The Corner

Politics & Policy

American Voters Put the FBI in a Bind

In the midst of the endless battles over the memo, FISA applications, Huma, Hillary, Trump, and Russia — battles that include accusations of partisanship against the FBI from partisans from both sides — we can’t forget the chief culprits in our ongoing national drama. 

American voters.

No one forced primary voters in the Democratic or Republican parties to select two of the sleaziest candidates (and sleaziest campaigns) in modern American history. No one forced Democrats to rally behind a woman whose list of political scandals is older than many Millennials. No one forced Republicans to vote for a guy who praised Vladimir Putin relentlessly and whose near-orbit and medium-orbit featured such luminaries as Michael Flynn, Paul Manafort, George Papadopoulos, and Carter Page. 

In the face of such sleaze, including sleaze that implicates the Espionage Act or includes alarming contacts with Russian officials, a functioning law enforcement agency in a nation governed by the rule of law will of course investigate. Parties dominated by such sleaze will then invariably clutch their pearls and decry any investigation or action as proof-positive that law enforcement itself is corrupted by their partisan opposition.

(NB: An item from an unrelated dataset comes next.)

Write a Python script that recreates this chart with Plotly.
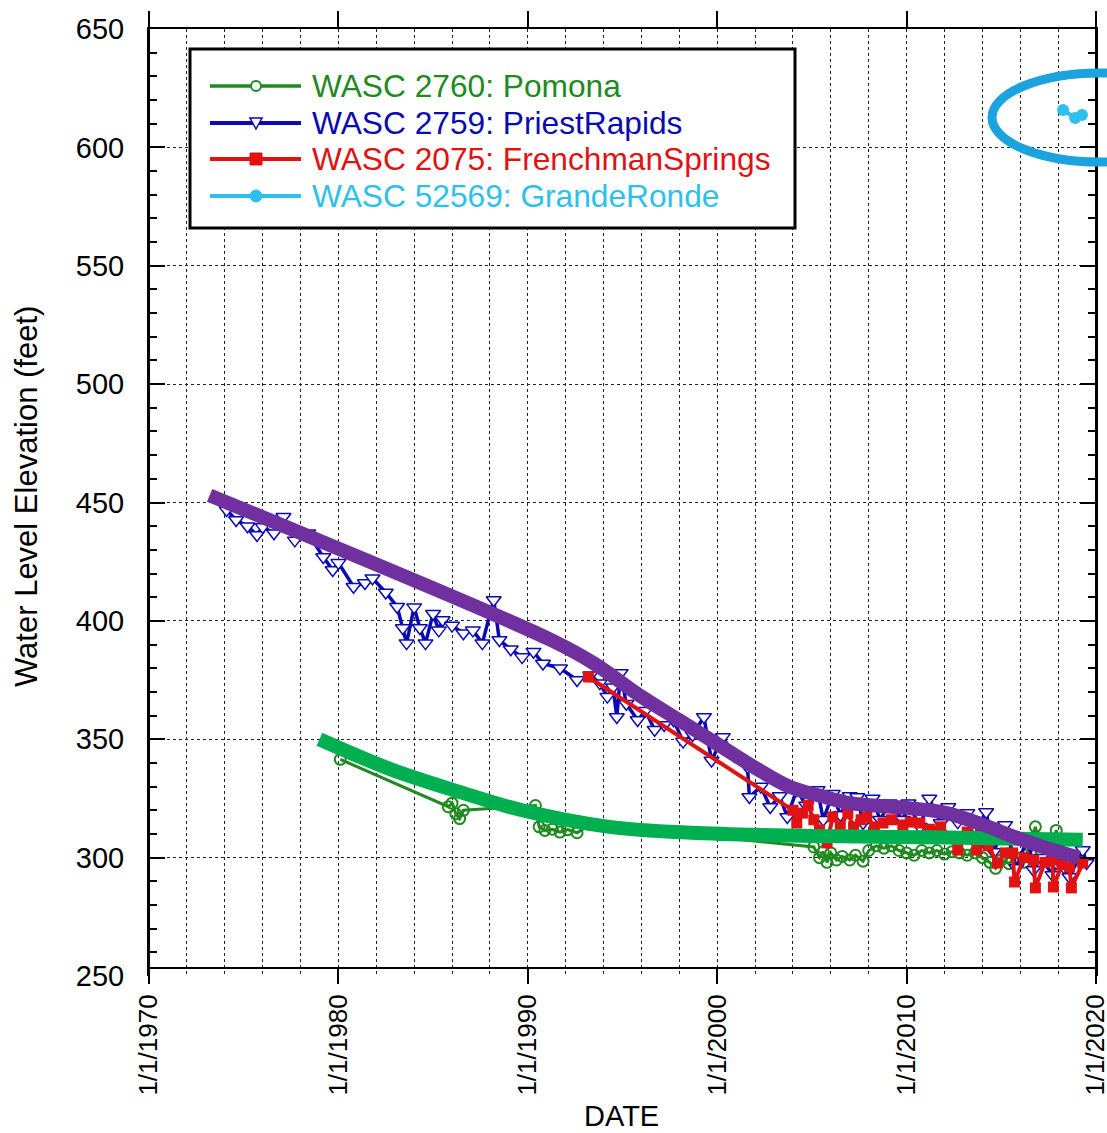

Thus, we witness such absurdities as the absolute conviction — shared by Democrats and Republicans alike — that the FBI was “out to get” their candidate to put their opponent in power. Yet neither side has a solid case. If the FBI was in thrall to Hillary Clinton, it could have simply declined to recommend prosecution for mishandling classified information and issued no public statement. Instead it chose to issue a statement (and then a letter) that may well have cost her the presidency.

If the FBI was desperate to stop Trump, it was certainly quiet about a counterespionage investigation that dated back at least to July 2016. American voters went to the polls with a fraction of the knowledge they possess today. 

Of course, to state that the FBI was placed in a partisan bind is not the same thing as arguing that it handled its predicament perfectly. As I’ve argued many times before, the FBI should have recommended Hillary for prosecution. There’s a strong argument, however, that if the FBI wasn’t going to recommend prosecution, then Comey shouldn’t have issued his lacerating public statement. Moreover, while I’m not convinced that internal FBI partisanship has tainted the Russia investigation, I am concerned, for example, about whether Peter Strzok’s obvious partisan bias (or the partisan bias of any other FBI official) has exercised undue influence. Investigations of the nation’s leading public figures put strains on the FBI that, say, terrorism investigations do not. After all, there’s no pro-ISIS contingent in the Bureau, but there are Democrats and Republicans.

But the bottom line is clear. The single-best way to keep the FBI out of politics is to vote for better politicians. We’ll have that opportunity again soon. I hope the pain of the recent past and our bitter present can guide us to a better political future.